→ **DIRECTIVE**: Omit any picture, and return the remaining data exactly as written.

→ **DATASET SECTION**:
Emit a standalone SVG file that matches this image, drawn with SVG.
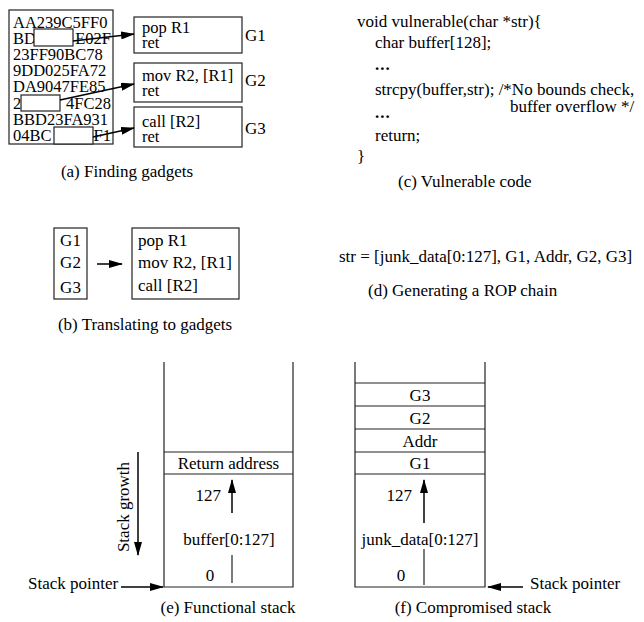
<svg xmlns="http://www.w3.org/2000/svg" width="644" height="622" viewBox="0 0 644 622">
  <defs>
    <marker id="arrow" markerWidth="14" markerHeight="8" refX="13" refY="4" orient="auto" markerUnits="userSpaceOnUse">
      <path d="M0,0 L14,4 L0,8 z" fill="#000"/>
    </marker>
    <style>
      text { font-family: "Liberation Serif", "Times New Roman", serif; font-size: 17px; fill: #000; }
      .tight { font-size: 16.5px; }
      .box { fill: #fff; stroke: #222; stroke-width: 1.2; }
      .ln { stroke: #222; stroke-width: 1.2; fill: none; }
      .arr { stroke: #000; stroke-width: 1.5; fill: none; marker-end: url(#arrow); }
      .mid { text-anchor: middle; }
      .end { text-anchor: end; }
      .dots { font-weight: bold; letter-spacing: 1px; }
    </style>
  </defs>

  <rect width="644" height="622" fill="#fff"/>

  <!-- (a) memory dump with gadget locations -->
  <g id="hexdump" class="tight">
    <rect class="box" x="9" y="10" width="104" height="134"/>
    <text class="tight" x="13" y="27.5">AA239C5FF0</text>
    <text class="tight" x="13" y="44">BD</text>
    <text class="tight end" x="111" y="44">E02F</text>
    <text class="tight" x="13" y="60">23FF90BC78</text>
    <text class="tight" x="13" y="76">9DD025FA72</text>
    <text class="tight" x="13" y="92">DA9047FE85</text>
    <text class="tight" x="13" y="108.5">2</text>
    <text class="tight end" x="111" y="108.5">4FC28</text>
    <text class="tight" x="13" y="125">BBD23FA931</text>
    <text class="tight" x="13" y="141">04BC</text>
    <text class="tight end" x="111" y="141">F1</text>
    <rect class="box" x="34" y="29" width="39" height="17"/>
    <rect class="box" x="21" y="95" width="39" height="16"/>
    <rect class="box" x="54" y="127" width="39" height="17"/>
  </g>

  <g id="gadget-g1">
    <rect class="box" x="134" y="17" width="108" height="36"/>
    <text class="tight" x="142" y="32.5">pop R1</text>
    <text class="tight" x="142" y="48">ret</text>
    <text x="245" y="41">G1</text>
  </g>
  <g id="gadget-g2">
    <rect class="box" x="134" y="63" width="108" height="39"/>
    <text class="tight" x="142" y="80.5">mov R2, [R1]</text>
    <text class="tight" x="142" y="96">ret</text>
    <text x="245" y="86">G2</text>
  </g>
  <g id="gadget-g3">
    <rect class="box" x="134" y="107" width="108" height="40"/>
    <text class="tight" x="142" y="126.5">call [R2]</text>
    <text class="tight" x="142" y="142">ret</text>
    <text x="245" y="134">G3</text>
  </g>

  <g id="connectors">
    <line class="arr" x1="73" y1="41" x2="134" y2="34"/>
    <line class="arr" x1="60" y1="100" x2="134" y2="84"/>
    <line class="arr" x1="93" y1="137" x2="134" y2="128"/>
    <line class="arr" x1="97" y1="264" x2="122" y2="264"/>
  </g>

  <text class="mid" x="127" y="177">(a) Finding gadgets</text>

  <!-- (b) gadget list -->
  <g id="gadget-list">
    <rect class="box" x="54" y="228" width="33" height="71"/>
    <text class="mid" x="70.5" y="246">G1</text>
    <text class="mid" x="70.5" y="268">G2</text>
    <text class="mid" x="70.5" y="293">G3</text>
  </g>
  <g id="gadget-code">
    <rect class="box" x="132" y="228" width="107" height="71"/>
    <text x="138" y="246">pop R1</text>
    <text x="138" y="268">mov R2, [R1]</text>
    <text x="138" y="291">call [R2]</text>
  </g>
  <text class="mid" x="145" y="330">(b) Translating to gadgets</text>

  <!-- (c) vulnerable function -->
  <g id="code">
    <text x="357" y="27">void vulnerable(char *str){</text>
    <text x="375" y="48">char buffer[128];</text>
    <text class="dots" x="375" y="70">...</text>
    <text x="375" y="95">strcpy(buffer,str); /*No bounds check,</text>
    <text x="510" y="112">buffer overflow */</text>
    <text class="dots" x="375" y="118">...</text>
    <text x="375" y="141">return;</text>
    <text x="357" y="162">}</text>
  </g>
  <text x="398" y="187">(c) Vulnerable code</text>

  <!-- (d) ROP chain -->
  <text x="339" y="262">str = [junk_data[0:127], G1, Addr, G2, G3]</text>
  <text x="368" y="296">(d) Generating a ROP chain</text>

  <!-- (e) functional stack -->
  <g id="functional-stack">
    <path class="ln" d="M164,362 V587 H293 V362"/>
    <line class="ln" x1="164" y1="452" x2="293" y2="452"/>
    <line class="ln" x1="164" y1="474" x2="293" y2="474"/>
    <text class="mid" x="228.5" y="469">Return address</text>
    <text class="end" x="221" y="501">127</text>
    <line class="ln" x1="232" y1="583" x2="232" y2="555"/>
    <line class="arr" x1="232" y1="513" x2="232" y2="480"/>
    <text class="mid" x="229" y="545">buffer[0:127]</text>
    <text class="mid" x="210" y="581">0</text>
  </g>
  <g id="stack-growth">
    <text class="mid" transform="translate(129,507) rotate(-90)">Stack growth</text>
    <line class="arr" x1="138" y1="452" x2="138" y2="555"/>
  </g>
  <g id="stack-pointer-e">
    <text x="28" y="589">Stack pointer</text>
    <line class="arr" x1="121" y1="587" x2="163" y2="587"/>
  </g>
  <text class="mid" x="228" y="613">(e) Functional stack</text>

  <!-- (f) compromised stack -->
  <g id="compromised-stack">
    <path class="ln" d="M355,362 V587 H485 V362"/>
    <line class="ln" x1="355" y1="383" x2="485" y2="383"/>
    <line class="ln" x1="355" y1="406" x2="485" y2="406"/>
    <line class="ln" x1="355" y1="429" x2="485" y2="429"/>
    <line class="ln" x1="355" y1="452" x2="485" y2="452"/>
    <line class="ln" x1="355" y1="474" x2="485" y2="474"/>
    <text class="mid" x="420" y="401">G3</text>
    <text class="mid" x="420" y="424">G2</text>
    <text class="mid" x="420" y="447">Addr</text>
    <text class="mid" x="420" y="469">G1</text>
    <text class="end" x="412" y="501">127</text>
    <line class="ln" x1="424" y1="585" x2="424" y2="549"/>
    <line class="arr" x1="424" y1="523" x2="424" y2="480"/>
    <text class="mid" x="420" y="545">junk_data[0:127]</text>
    <text class="mid" x="401" y="581">0</text>
  </g>
  <g id="stack-pointer-f">
    <line class="arr" x1="523" y1="587" x2="488" y2="587"/>
    <text x="530" y="589">Stack pointer</text>
  </g>
  <text class="mid" x="473" y="613">(f) Compromised stack</text>
</svg>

→ **RESPONSE**:
Emit a standalone SVG file that matches this image, drawn with SVG.
<svg xmlns="http://www.w3.org/2000/svg" width="644" height="622" viewBox="0 0 644 622">
  <defs>
    <marker id="arrow" markerWidth="14" markerHeight="8" refX="13" refY="4" orient="auto" markerUnits="userSpaceOnUse">
      <path d="M0,0 L14,4 L0,8 z" fill="#000"/>
    </marker>
    <style>
      text { font-family: "Liberation Serif", "Times New Roman", serif; font-size: 17px; fill: #000; }
      .tight { font-size: 16.5px; }
      .box { fill: #fff; stroke: #222; stroke-width: 1.2; }
      .ln { stroke: #222; stroke-width: 1.2; fill: none; }
      .arr { stroke: #000; stroke-width: 1.5; fill: none; marker-end: url(#arrow); }
      .mid { text-anchor: middle; }
      .end { text-anchor: end; }
      .dots { font-weight: bold; letter-spacing: 1px; }
    </style>
  </defs>

  <rect width="644" height="622" fill="#fff"/>

  <!-- (a) memory dump with gadget locations -->
  <g id="hexdump" class="tight">
    <rect class="box" x="9" y="10" width="104" height="134"/>
    <text class="tight" x="13" y="27.5">AA239C5FF0</text>
    <text class="tight" x="13" y="44">BD</text>
    <text class="tight end" x="111" y="44">E02F</text>
    <text class="tight" x="13" y="60">23FF90BC78</text>
    <text class="tight" x="13" y="76">9DD025FA72</text>
    <text class="tight" x="13" y="92">DA9047FE85</text>
    <text class="tight" x="13" y="108.5">2</text>
    <text class="tight end" x="111" y="108.5">4FC28</text>
    <text class="tight" x="13" y="125">BBD23FA931</text>
    <text class="tight" x="13" y="141">04BC</text>
    <text class="tight end" x="111" y="141">F1</text>
    <rect class="box" x="34" y="29" width="39" height="17"/>
    <rect class="box" x="21" y="95" width="39" height="16"/>
    <rect class="box" x="54" y="127" width="39" height="17"/>
  </g>

  <g id="gadget-g1">
    <rect class="box" x="134" y="17" width="108" height="36"/>
    <text class="tight" x="142" y="32.5">pop R1</text>
    <text class="tight" x="142" y="48">ret</text>
    <text x="245" y="41">G1</text>
  </g>
  <g id="gadget-g2">
    <rect class="box" x="134" y="63" width="108" height="39"/>
    <text class="tight" x="142" y="80.5">mov R2, [R1]</text>
    <text class="tight" x="142" y="96">ret</text>
    <text x="245" y="86">G2</text>
  </g>
  <g id="gadget-g3">
    <rect class="box" x="134" y="107" width="108" height="40"/>
    <text class="tight" x="142" y="126.5">call [R2]</text>
    <text class="tight" x="142" y="142">ret</text>
    <text x="245" y="134">G3</text>
  </g>

  <g id="connectors">
    <line class="arr" x1="73" y1="41" x2="134" y2="34"/>
    <line class="arr" x1="60" y1="100" x2="134" y2="84"/>
    <line class="arr" x1="93" y1="137" x2="134" y2="128"/>
    <line class="arr" x1="97" y1="264" x2="122" y2="264"/>
  </g>

  <text class="mid" x="127" y="177">(a) Finding gadgets</text>

  <!-- (b) gadget list -->
  <g id="gadget-list">
    <rect class="box" x="54" y="228" width="33" height="71"/>
    <text class="mid" x="70.5" y="246">G1</text>
    <text class="mid" x="70.5" y="268">G2</text>
    <text class="mid" x="70.5" y="293">G3</text>
  </g>
  <g id="gadget-code">
    <rect class="box" x="132" y="228" width="107" height="71"/>
    <text x="138" y="246">pop R1</text>
    <text x="138" y="268">mov R2, [R1]</text>
    <text x="138" y="291">call [R2]</text>
  </g>
  <text class="mid" x="145" y="330">(b) Translating to gadgets</text>

  <!-- (c) vulnerable function -->
  <g id="code">
    <text x="357" y="27">void vulnerable(char *str){</text>
    <text x="375" y="48">char buffer[128];</text>
    <text class="dots" x="375" y="70">...</text>
    <text x="375" y="95">strcpy(buffer,str); /*No bounds check,</text>
    <text x="510" y="112">buffer overflow */</text>
    <text class="dots" x="375" y="118">...</text>
    <text x="375" y="141">return;</text>
    <text x="357" y="162">}</text>
  </g>
  <text x="398" y="187">(c) Vulnerable code</text>

  <!-- (d) ROP chain -->
  <text x="339" y="262">str = [junk_data[0:127], G1, Addr, G2, G3]</text>
  <text x="368" y="296">(d) Generating a ROP chain</text>

  <!-- (e) functional stack -->
  <g id="functional-stack">
    <path class="ln" d="M164,362 V587 H293 V362"/>
    <line class="ln" x1="164" y1="452" x2="293" y2="452"/>
    <line class="ln" x1="164" y1="474" x2="293" y2="474"/>
    <text class="mid" x="228.5" y="469">Return address</text>
    <text class="end" x="221" y="501">127</text>
    <line class="ln" x1="232" y1="583" x2="232" y2="555"/>
    <line class="arr" x1="232" y1="513" x2="232" y2="480"/>
    <text class="mid" x="229" y="545">buffer[0:127]</text>
    <text class="mid" x="210" y="581">0</text>
  </g>
  <g id="stack-growth">
    <text class="mid" transform="translate(129,507) rotate(-90)">Stack growth</text>
    <line class="arr" x1="138" y1="452" x2="138" y2="555"/>
  </g>
  <g id="stack-pointer-e">
    <text x="28" y="589">Stack pointer</text>
    <line class="arr" x1="121" y1="587" x2="163" y2="587"/>
  </g>
  <text class="mid" x="228" y="613">(e) Functional stack</text>

  <!-- (f) compromised stack -->
  <g id="compromised-stack">
    <path class="ln" d="M355,362 V587 H485 V362"/>
    <line class="ln" x1="355" y1="383" x2="485" y2="383"/>
    <line class="ln" x1="355" y1="406" x2="485" y2="406"/>
    <line class="ln" x1="355" y1="429" x2="485" y2="429"/>
    <line class="ln" x1="355" y1="452" x2="485" y2="452"/>
    <line class="ln" x1="355" y1="474" x2="485" y2="474"/>
    <text class="mid" x="420" y="401">G3</text>
    <text class="mid" x="420" y="424">G2</text>
    <text class="mid" x="420" y="447">Addr</text>
    <text class="mid" x="420" y="469">G1</text>
    <text class="end" x="412" y="501">127</text>
    <line class="ln" x1="424" y1="585" x2="424" y2="549"/>
    <line class="arr" x1="424" y1="523" x2="424" y2="480"/>
    <text class="mid" x="420" y="545">junk_data[0:127]</text>
    <text class="mid" x="401" y="581">0</text>
  </g>
  <g id="stack-pointer-f">
    <line class="arr" x1="523" y1="587" x2="488" y2="587"/>
    <text x="530" y="589">Stack pointer</text>
  </g>
  <text class="mid" x="473" y="613">(f) Compromised stack</text>
</svg>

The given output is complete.